Rishi Sunak has been slammed after breaking his key promise to voters to “stop the boats” carrying asylum seekers across the English Channel.
A total of 29,437 people made the perilous crossing from France in 2023, according to provisional Home Office figures.
Although that is a 36% fall on the 2022 figure of 45,774, it is still the second highest total since the crossings began in 2018.
It is almost exactly a year since Sunak made stopping the boats one of his five pledges to voters.
He said at the time: “No tricks, no ambiguity - we’re either delivering for you or we’re not.”
Shadow home secretary Yvette Cooper described the fall in small boat crossings since 2022 as “modest” and “helped by the weather”.
She said: “This has been the second highest number of small boat crossings on record, 100 times higher than it was five years ago - evidence of the failure of Rishi Sunak’s promise to stop the boats this year.
“We also have record high numbers in asylum hotels, 20% higher than when the Prime Minister promised to end them a year ago, costing the taxpayer £8m a day.
“The Tories have lost control of our border security and broken our asylum system. They are failing to tackle the criminal gangs where smuggler convictions have dropped by 30%, they’ve let the backlog soar and returns of failed asylum seekers are 50% lower than under the last Labour government.

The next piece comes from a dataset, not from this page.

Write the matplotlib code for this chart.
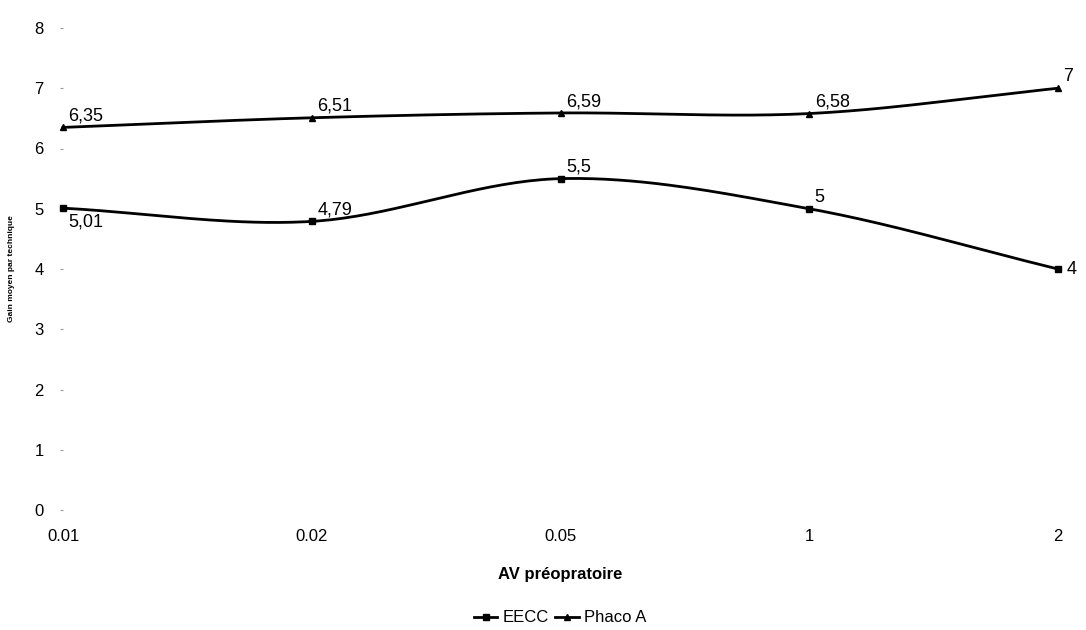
# gain moyen par technique selon l'AV preoperatoire
import numpy as np
import matplotlib.pyplot as plt

plt.rcParams['font.family'] = ['Liberation Sans', 'DejaVu Sans']

categories = ['0.01', '0.02', '0.05', '1', '2']
eecc = [5.01, 4.79, 5.5, 5.0, 4.0]
phaco = [6.35, 6.51, 6.59, 6.58, 7.0]
eecc_labels = ['5,01', '4,79', '5,5', '5', '4']
phaco_labels = ['6,35', '6,51', '6,59', '6,58', '7']


def smooth(y, n=40):
    # catmull-rom curve through the points, just for drawing
    x = np.arange(len(y), dtype=float)
    y = np.asarray(y, dtype=float)
    px = np.concatenate([[2 * x[0] - x[1]], x, [2 * x[-1] - x[-2]]])
    py = np.concatenate([[2 * y[0] - y[1]], y, [2 * y[-1] - y[-2]]])
    xs, ys = [], []
    t = np.linspace(0, 1, n)
    for i in range(1, len(px) - 2):
        for arr, out in ((px, xs), (py, ys)):
            p0, p1, p2, p3 = arr[i - 1:i + 3]
            out.extend(0.5 * (2 * p1 + (-p0 + p2) * t
                              + (2 * p0 - 5 * p1 + 4 * p2 - p3) * t ** 2
                              + (-p0 + 3 * p1 - 3 * p2 + p3) * t ** 3))
    return np.array(xs), np.array(ys)


fig = plt.figure(figsize=(10.86, 6.30), dpi=100)
ax = fig.add_axes([63 / 1086, 1 - 510 / 630, (1058 - 63) / 1086, (510 - 28) / 630])

x = np.arange(len(categories))
for vals, mk in ((eecc, 's'), (phaco, '^')):
    sx, sy = smooth(vals)
    ax.plot(sx, sy, color='black', lw=2, clip_on=False)
    ax.plot(x, vals, ls='none', marker=mk, ms=4, color='black', clip_on=False)

for i, v in enumerate(phaco):
    ax.annotate(phaco_labels[i], (i, v), xytext=(4, 2), textcoords='offset points',
                fontsize=13, ha='left', va='bottom')
for i, v in enumerate(eecc):
    if i == 0:
        ax.annotate(eecc_labels[i], (i, v), xytext=(4, -4), textcoords='offset points',
                    fontsize=13, ha='left', va='top')
    elif i == 4:
        ax.annotate(eecc_labels[i], (i, v), xytext=(6, 0), textcoords='offset points',
                    fontsize=13, ha='left', va='center')
    else:
        ax.annotate(eecc_labels[i], (i, v), xytext=(4, 2), textcoords='offset points',
                    fontsize=13, ha='left', va='bottom')

ax.set_xlim(0, 4)
ax.set_ylim(0, 8)
ax.set_xticks(x)
ax.set_xticklabels(categories)
ax.set_yticks(range(9))
for s in ax.spines.values():
    s.set_visible(False)
ax.tick_params(axis='y', length=2, color='#999999', labelsize=12, pad=12)
ax.tick_params(axis='x', length=0, labelsize=12, pad=14)

ax.set_xlabel('AV préopratoire', fontsize=12, fontweight='bold', labelpad=16)
ax.set_ylabel('Gain moyen par technique', fontsize=6, fontweight='bold', labelpad=14)

h1, = ax.plot([], [], color='black', lw=2, marker='s', ms=4)
h2, = ax.plot([], [], color='black', lw=2, marker='^', ms=4)
fig.legend([h1, h2], ['EECC', 'Phaco A'], loc='center', bbox_to_anchor=(560 / 1086, 1 - 618 / 630),
           ncol=2, frameon=False, fontsize=12, handlelength=1.4, handletextpad=0.3, columnspacing=0.4)

fig.savefig('out.png', dpi=100)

“Too often they focus on gimmick rather than getting a grip.”
Lib Dem home affairs spokesperson Alistair Carmichael said: “The idea this is a victory for Rishi Sunak is absolutely laughable.
“In any other walk of life, someone meeting less than a third of their target would be in line for the sack. Yet Sunak expects praise. What a farce.
“This has been a mess of the government’s own making. Rishi Sunak promised the British public to stop all small boat crossings, anything less will be seen as a failure come the election this year.”
Sunak admitted last month that there is “no firm date” for when the small boat crossings will finally end.
He is pinning his hopes on parliament passing his Safety of Rwanda Bill, which could finally lead to asylum seekers being deported to the east African country.
Ministers say that will act as a deterrent to immigrants trying to reach the UK, despite little evidence to back that up.
Sunak has so far only met one of his five pledges by halving the rate of inflation.
Just last month, his promise to grow the economy was dealt a major blow when it emerged that GDP fell by 0.3% in October.